Filho de um tenente-coronel de artilharia, de nome João Alberto Coelho, figura comprometida com as ideias liberais que o levaram a viver em Espanha e a regressar a Portugal apenas depois de 1834, José Maria Latino Coelho beneficiou de uma esmerada formação intelectual, tendo aprendido francês e inglês, mas também grego, latim, lógica e matemática. Frequentou a Escola Politécnica e a Escola do Exército, tendo seguido a carreira de Engenheiro Militar. Foi general de Brigada do Estado Maior de Engenharia desde 19 de Setembro de 1888 e ocupou um conjunto de relevantes funções na esfera política – entre outros cargos, o de ministro da Marinha e vogal do Conselho Geral da Instrução, no governo de Sá da Bandeira e do Bispo de Viseu (1868-69) - para posteriormente, de acordo com os seus biógrafos, acolher os ideais republicanos. Membro do Partido Regenerador, eleito pela primeira vez por Lisboa em 1854, foi deputado por vários períodos (1857, 1860, 1862, 1889 e 1890).
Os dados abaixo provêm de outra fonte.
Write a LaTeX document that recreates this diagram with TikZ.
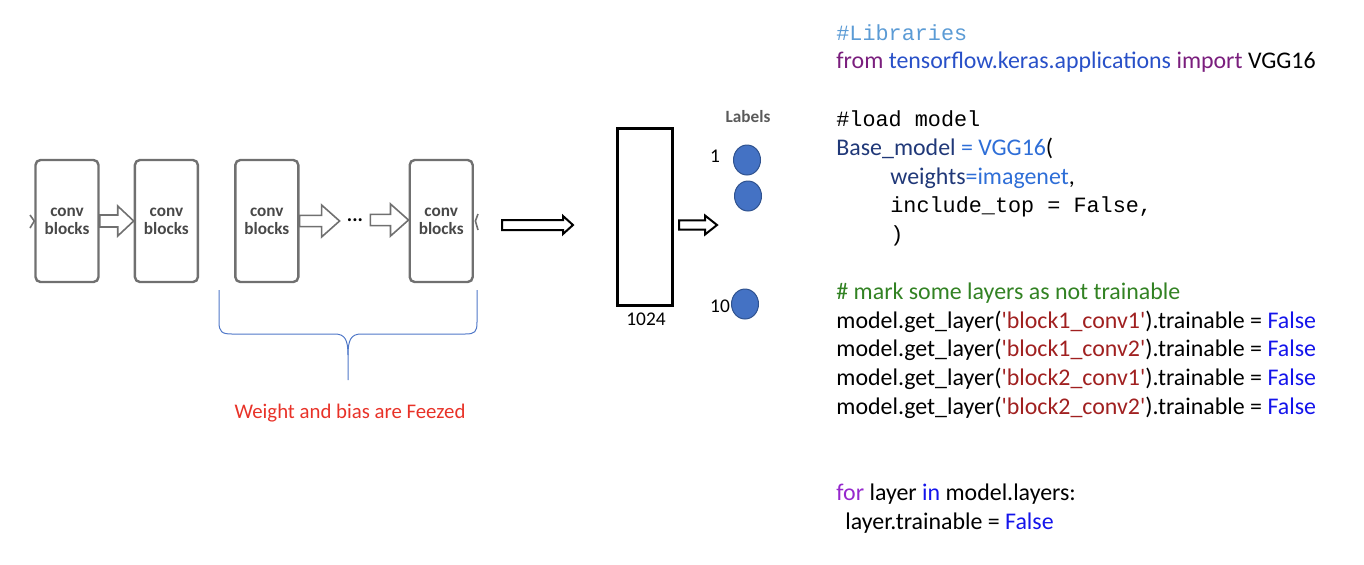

Foi professor, lente substituto da cadeira de Mineralogia e Geologia na Escola Politécnica, mas talvez a sua ação mais relevante e mais reconhecida se espelhe na carreira de jornalista que lhe permitiu uma intervenção cívica continuada e tenaz, colaborando com diferentes jornais e periódicos. António Feliciano de Castilho apelidou-o de “poligloto, copioso no saber, copiosíssimo e felicíssimo no orar; percebe, discorre e abrange com acume e relance de águia; expõe com ordem e lucidez; abrilhanta a filosofia com a imaginação; aviventa a imaginação com a filosofia; ama, versa e trata a língua vernácula com subido esmero.”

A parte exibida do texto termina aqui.